What I wanted to ask the hon. member is if he will ponder the issue over the week-end, take a stand, listen to and work for Quebecers who want to see Kyoto implemented and if he will vote with us next Tuesday.

Business of Supply May 11th, 2006

Mr. Speaker, in his speech the parliamentary secretary referred to my political opinions. I may be a sovereignist, but it is not my party that is going to cover Canada in shame on the international scene by reneging on its commitments. Canada signed the Kyoto protocol, which was ratified in this House. Today, by refusing to vote in favour of the Bloc motion, it is the objectives of the Kyoto protocol, and by extension, the protocol itself, that this government is refusing to implement.

It is also going to make Canada look even more ridiculous by keeping the Minister of the Environment as the chair of the Bonn conference, when the other countries will all see that the chair only wants to sabotage the protocol.

That is appalling, but what is even worse is the reason they give us for not wanting to implement the Kyoto protocol. The government says that it will be incapable of complying with the agreement. What an admission of incompetence. This is the first time that I have seen a government justify itself by saying that it will be incapable.

I have a question for the parliamentary secretary. It is true that the Liberal government was incapable of complying with the agreement. Does the only difference between this government and the previous one lie in the fact that the current government knows that it will be incapable?

The Budget May 8th, 2006

Mr. Speaker, in his speech, the hon. member talked about parents' child care choices. I would also like us to talk about the choice Quebeckers have made regarding child care.

For years, the federal government has been saving money at Quebeckers' expense. Quebeckers have chosen to make child care available for $7 rather than paying higher fees, as in the rest of Canada. So the government is saving $250 million because Quebeckers have chosen to use tax dollars to subsidize child care fees.

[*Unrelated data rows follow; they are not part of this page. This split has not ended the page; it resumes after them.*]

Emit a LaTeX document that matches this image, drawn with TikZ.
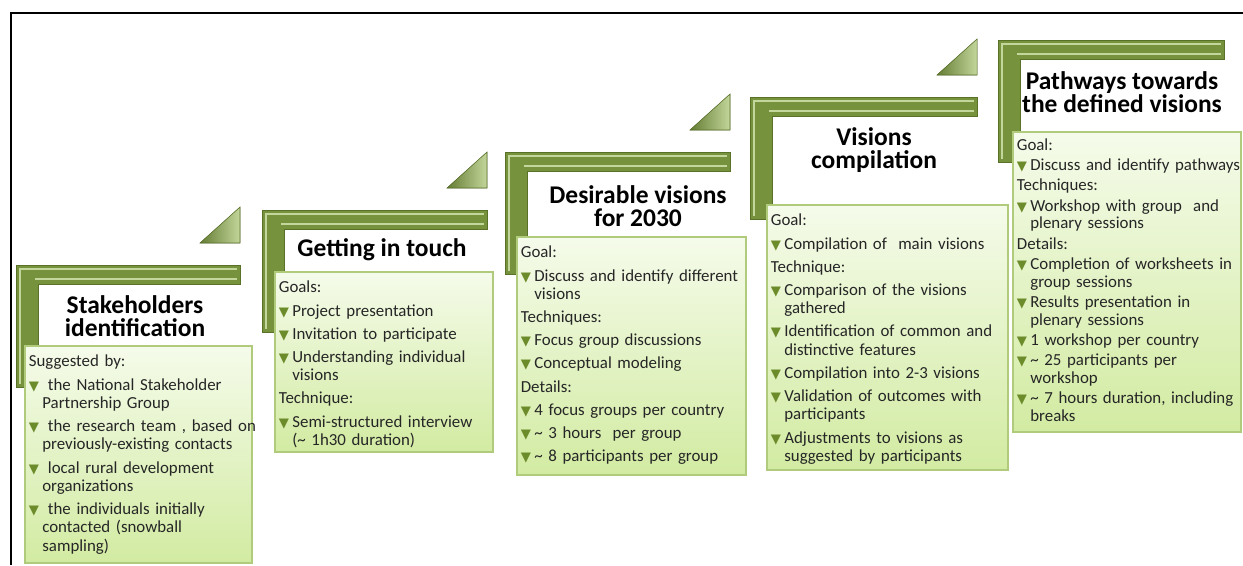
\documentclass[tikz,border=0pt]{standalone}
\usepackage{fontspec}
\setmainfont{Carlito}
\newfontfamily\symfont{DejaVu Sans}

\definecolor{barolive}{HTML}{76923C}
\definecolor{barlight}{HTML}{C3D69B}
\definecolor{bardark}{HTML}{5A7228}
\definecolor{panetop}{HTML}{F5FBEA}
\definecolor{panebot}{HTML}{D2EBA2}
\definecolor{paneline}{HTML}{AFCB7B}
\definecolor{tickgreen}{HTML}{6C8B2A}

% bullet, heading line and bullet item for the panes
\newcommand\tick{{\symfont\color{tickgreen}\fontsize{7.5}{6}\selectfont ▼}}
\newcommand\hd[1]{\par\noindent#1\par}
\newcommand\itm[1]{\par\noindent\hangindent=0.8em\hangafter=1\makebox[0.8em][l]{\tick}#1\par}
\newcommand\tl{\textasciitilde}

\tikzset{
  bar/.style={fill=barolive, draw=bardark, line width=0.3pt},
  barhi/.style={draw=barlight, line width=1.1pt},
  wedge/.style={left color=barolive!85!black, right color=barlight, draw=bardark, line width=0.3pt},
  pane/.style={top color=panetop, bottom color=panebot, draw=paneline, line width=0.6pt},
  panetext/.style={anchor=north west, inner xsep=2pt, inner ysep=0pt, yshift=1.5pt,
    text width=145pt, align=left,
    font={\fontsize{9.6}{10.4}\selectfont\setlength{\parskip}{2.8pt}}, text=black!85},
  title/.style={align=center, font=\fontsize{14.5}{13}\selectfont\bfseries},
}

\begin{document}
\begin{tikzpicture}[x=0.02cm,y=-0.02cm]
\useasboundingbox (0,0) rectangle (1243,565);

% frame
\draw [line width=1.1pt] (11,565) -- (11,13) -- (1243,13);

% green corner brackets, left / top / right
\foreach \l/\t/\r in {16/265/240, 262/210/487, 505/152/730, 750/97/977, 998/40/1224} {
  \filldraw [bar] (\l,\t) -- (\r,\t) -- (\r,\t+19) -- (\l+22,\t+19) -- (\l+22,\t+122) -- (\l,\t+122) -- cycle;
  \draw [barhi] (\l+3,\t+4) -- (\r-3,\t+4);
  \draw [barhi] (\l+19,\t+14) -- (\r-3,\t+14);
  \draw [barhi, line width=0.7pt] (\l+4,\t+5) -- (\l+4,\t+119);
}

% small wedges above the bracket ends
\foreach \r/\b in {240/243, 487/188, 730/130, 977/75} {
  \filldraw [wedge] (\r-40,\b) -- (\r,\b) -- (\r,\b-36) -- cycle;
}

% panes
\path [pane] (25,346) rectangle (252,563);
\path [pane] (275,272) rectangle (493,452);
\path [pane] (517,237) rectangle (746,475);
\path [pane] (767,205) rectangle (1008,470);
\path [pane] (1013,132) rectangle (1241,432);

% step titles
\node [title] (t1) at (135,316) {Stakeholders\\identification};
\node [title] (t2) at (382,250) {Getting in touch};
\node [title] (t3) at (638,206) {Desirable visions\\for 2030};
\node [title] (t4) at (874,150) {Visions\\compilation};
\node [title] (t5) at (1122,92) {Pathways towards\\the defined visions};

% pane texts
\node [panetext] (p1) at (25,346) {%
  \hd{Suggested by:}
  \itm{\ the National Stakeholder\newline Partnership Group}
  \itm{\ the research team , based on\newline previously-existing contacts}
  \itm{\ local rural development\newline organizations}
  \itm{\ the individuals initially\newline contacted (snowball\newline sampling)}};

\node [panetext] (p2) at (275,272) {%
  \hd{Goals:}
  \itm{Project presentation}
  \itm{Invitation to participate}
  \itm{Understanding individual\newline visions}
  \hd{Technique:}
  \itm{Semi-structured interview\newline (\tl\ 1h30 duration)}};

\node [panetext] (p3) at (517,237) {%
  \hd{Goal:}
  \itm{Discuss and identify different\newline visions}
  \hd{Techniques:}
  \itm{Focus group discussions}
  \itm{Conceptual modeling}
  \hd{Details:}
  \itm{4 focus groups per country}
  \itm{\tl\ 3 hours\ \ per group}
  \itm{\tl\ 8 participants per group}};

\node [panetext] (p4) at (767,205) {%
  \hd{Goal:}
  \itm{Compilation of\ \ main visions}
  \hd{Technique:}
  \itm{Comparison of the visions\newline gathered}
  \itm{Identification of common and\newline distinctive features}
  \itm{Compilation into 2-3 visions}
  \itm{Validation of outcomes with\newline participants}
  \itm{Adjustments to visions as\newline suggested by participants}};

\node [panetext, font={\fontsize{9.6}{10}\selectfont\setlength{\parskip}{1.6pt}}] (p5) at (1013,132) {%
  \hd{Goal:}
  \itm{Discuss and identify pathways}
  \hd{Techniques:}
  \itm{Workshop with group\ \ and\newline plenary sessions}
  \hd{Details:}
  \itm{Completion of worksheets in\newline group sessions}
  \itm{Results presentation in\newline plenary sessions}
  \itm{1 workshop per country}
  \itm{\tl\ 25 participants per\newline workshop}
  \itm{\tl\ 7 hours duration, including\newline breaks}};
\end{tikzpicture}
\end{document}
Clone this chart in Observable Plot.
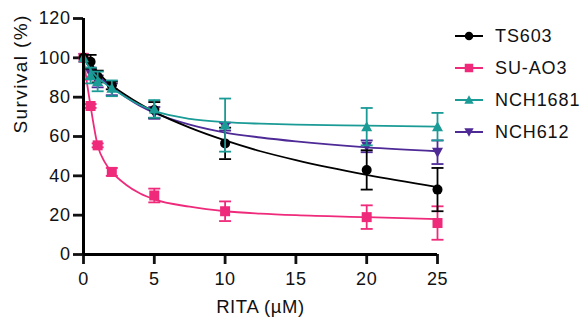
<!DOCTYPE html>
<html><head><meta charset="utf-8">
<script src="https://cdn.jsdelivr.net/npm/d3@7"></script>
<script src="https://cdn.jsdelivr.net/npm/@observablehq/plot@0.6"></script>
<style>
body{margin:0;background:#fff;font-family:"Liberation Sans",Arial,sans-serif}
#wrap{position:relative;width:579px;height:320px}
#legend{position:absolute;left:455px;top:20px}
.item{display:flex;align-items:center;height:32px;font-size:18px;letter-spacing:0.9px;color:#111}
.item svg{margin-right:12px}
</style></head><body><div id="wrap"><div id="legend"></div></div>
<script>
// doses (µM)
const doses = [0, 0.5, 1, 2, 5, 10, 20, 25];
const seriesNames = ["TS603", "SU-AO3", "NCH1681", "NCH612"];
const colors = ["#000000", "#ef2a7b", "#1b9b96", "#4e2a97"];
const symbolsName = ["circle", "square", "triangle", "triangleDown"];

// mean survival (%)
const meanTS603   = [100, 98, 90.5, 86, 73.5, 56.5, 43, 33];
const meanSUAO3   = [100, 75.5, 55.5, 42, 30, 22, 19, 16];
const meanNCH1681 = [100, 91, 88, 84.5, 74, 65.8, 65, 65];
const meanNCH612  = [100, 92, 88, 84, 72, 65, 55, 52];
// error (± SD)
const errTS603   = [0, 3.5, 3, 2, 4, 8, 10, 11];
const errSUAO3   = [0, 1, 1, 2, 3.5, 5, 6, 8.5];
const errNCH1681 = [0, 4, 5, 4, 4.5, 13.5, 9.5, 7];
const errNCH612  = [0, 3, 3, 3, 3, 2, 3, 6];

// fitted curves
const fitDoses   = [0, 0.25, 0.5, 1, 1.5, 2, 3, 4, 5, 7.5, 10, 12.5, 15, 20, 25];
const fitTS603   = [100, 99, 97, 93, 89, 86, 81, 76.5, 72.5, 64.5, 58, 52.5, 48, 40.5, 34.3];
const fitSUAO3   = [100, 87, 75.5, 55.5, 47, 42, 35.5, 31, 28, 24.3, 22, 20.8, 20, 19, 18];
const fitNCH1681 = [100, 97, 94, 90, 87, 84.5, 80, 76, 73, 69, 67.3, 66.5, 66, 65.5, 65];
const fitNCH612  = [100, 98, 95.5, 91, 88, 85, 80, 75.5, 72, 66, 62, 59.5, 57.5, 54.5, 52.5];

const xTicks = [0, 5, 10, 15, 20, 25];
const yTicks = [0, 20, 40, 60, 80, 100, 120];

const means = [meanTS603, meanSUAO3, meanNCH1681, meanNCH612];
const errs = [errTS603, errSUAO3, errNCH1681, errNCH612];
const fits = [fitTS603, fitSUAO3, fitNCH1681, fitNCH612];

const sym = {
  circle: {draw(c){ c.moveTo(5,0); c.arc(0,0,5,0,2*Math.PI); }},
  square: {draw(c){ c.rect(-5,-5,10,10); }},
  triangle: {draw(c){ c.moveTo(0,-5.5); c.lineTo(5.5,4.5); c.lineTo(-5.5,4.5); c.closePath(); }},
  triangleDown: {draw(c){ c.moveTo(0,5.5); c.lineTo(5.5,-4.5); c.lineTo(-5.5,-4.5); c.closePath(); }}
};
const cap = {draw(c){ c.moveTo(-6,0); c.lineTo(6,0); }};

const points = [], bars = [], curves = [];
seriesNames.forEach((s, i) => {
  doses.forEach((d, j) => {
    points.push({s, i, x: d, y: means[i][j]});
    if (errs[i][j] > 0) bars.push({s, i, x: d, lo: means[i][j] - errs[i][j], hi: means[i][j] + errs[i][j]});
  });
  fitDoses.forEach((d, j) => curves.push({s, i, x: d, y: fits[i][j]}));
});

const drawOrder = [3, 1, 0, 2];
const marks = [
  Plot.axisY({ticks: yTicks, tickSize: 10, tickPadding: 3, strokeWidth: 2.8, label: null, fontSize: 18}),
  Plot.axisX({ticks: xTicks, tickSize: 10, tickPadding: 8, strokeWidth: 2.8, label: null, fontSize: 18}),
];
drawOrder.forEach(i => {
  const c = colors[i];
  const b = bars.filter(d => d.i === i);
  marks.push(
    Plot.line(curves.filter(d => d.i === i), {x: "x", y: "y", stroke: c, strokeWidth: 1.8, curve: "monotone-x"}),
    Plot.ruleX(b, {x: "x", y1: "lo", y2: "hi", stroke: c, strokeWidth: 1.8}),
    Plot.dot(b, {x: "x", y: "lo", symbol: () => cap, r: 6, stroke: c, strokeWidth: 1.8, fill: "none"}),
    Plot.dot(b, {x: "x", y: "hi", symbol: () => cap, r: 6, stroke: c, strokeWidth: 1.8, fill: "none"}),
    Plot.dot(points.filter(d => d.i === i), {x: "x", y: "y", symbol: () => sym[symbolsName[i]], r: 5, fill: c, stroke: "none"})
  );
});
marks.push(
  Plot.ruleX([0], {y1: 0, y2: 120, strokeWidth: 3, stroke: "#000"}),
  Plot.ruleY([0], {x1: 0, x2: 25, strokeWidth: 3, stroke: "#000"}),
  Plot.text(["RITA (µM)"], {frameAnchor: "bottom", dy: 53, fontSize: 18.5, lineAnchor: "middle", fill: "#111"}),
  Plot.text(["Survival (%)"], {frameAnchor: "left", dx: -63, dy: -3, rotate: -90, fontSize: 19, lineAnchor: "middle", fill: "#111"})
);

const chart = Plot.plot({
  width: 579, height: 320,
  marginLeft: 83, marginRight: 142, marginTop: 18, marginBottom: 66,
  x: {domain: [0, 25]},
  y: {domain: [0, 120]},
  style: {fontFamily: '"Liberation Sans", Arial, sans-serif', fontSize: "18px", color: "#111", background: "#fff", overflow: "visible"},
  marks
});
chart.querySelectorAll("text").forEach(t => t.style.letterSpacing = "0.6px");
chart.querySelectorAll("text").forEach(t => { if (t.textContent === "Survival (%)") t.style.letterSpacing = "1.4px"; });
document.getElementById("wrap").prepend(chart);

const legend = document.getElementById("legend");
const ns = "http://www.w3.org/2000/svg";
seriesNames.forEach((s, i) => {
  const div = document.createElement("div");
  div.className = "item";
  const svg = document.createElementNS(ns, "svg");
  svg.setAttribute("width", 28); svg.setAttribute("height", 14);
  const ln = document.createElementNS(ns, "line");
  ln.setAttribute("x1", 0); ln.setAttribute("x2", 28); ln.setAttribute("y1", 7); ln.setAttribute("y2", 7);
  ln.setAttribute("stroke", colors[i]); ln.setAttribute("stroke-width", 2);
  svg.appendChild(ln);
  const p = d3.path(); sym[symbolsName[i]].draw(p);
  const pe = document.createElementNS(ns, "path");
  pe.setAttribute("d", p.toString()); pe.setAttribute("fill", colors[i]);
  pe.setAttribute("transform", "translate(14,7) scale(0.85)");
  svg.appendChild(pe);
  div.appendChild(svg);
  const span = document.createElement("span"); span.textContent = s;
  div.appendChild(span);
  legend.appendChild(div);
});
</script></body></html>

Does this government intend to return the money it is saving at Quebeckers' expense to the Government of Quebec?

The Budget May 8th, 2006

Mr. Speaker, the Bloc Québécois insists on discussing the fiscal imbalance because it knows that this creates a social imbalance in Quebec. In fact, the government does not have the means to work for people in communities. Furthermore, in terms of unemployment, the previous government's performance was pretty dismal. I am not particularly surprised that they are voting against this budget, since they have never even admitted that a fiscal imbalance exists.

The Budget May 8th, 2006

Mr. Speaker, the Bloc Québécois already pointed out that it was very concerned about correcting the fiscal imbalance. It already pointed out that there did not seem to be enough money to address this issue.

In 2006-07, the surplus, including the contingency reserve, is $3.6 billion. In 2007, it is $2.8 billion. We are therefore talking about $6.4 billion. This is far less than is needed, since post-secondary education alone requires $4.9 billion a year. The federal government must leave Quebec its jurisdictions and look after its own in order to address this issue. We support the government on this. It promised Quebeckers it would do this. It also made this commitment in a budget document. We will see what the government does and will be there to monitor its actions.

The Budget May 8th, 2006

Mr. Speaker, the fact that my colleague for Lévis—Bellechasse has asked the question shows that he does not understand what respect for Quebec's jurisdiction means.

Municipalities fall under Quebec's jurisdiction. These decisions will be made in Quebec. It is not up to the federal government to preach to the Government of Quebec. That is what it means to respect Quebec's jurisdiction.

That said, the government can invest in community infrastructure. The Bloc Québécois has asked it to do so. In fact, there is quite a lot of infrastructure in and around Quebec City that the federal government should contribute to. There is nothing in the current budget for those people. I find that unfortunate. The government should take care of that rather than tell Quebec how to run its municipalities.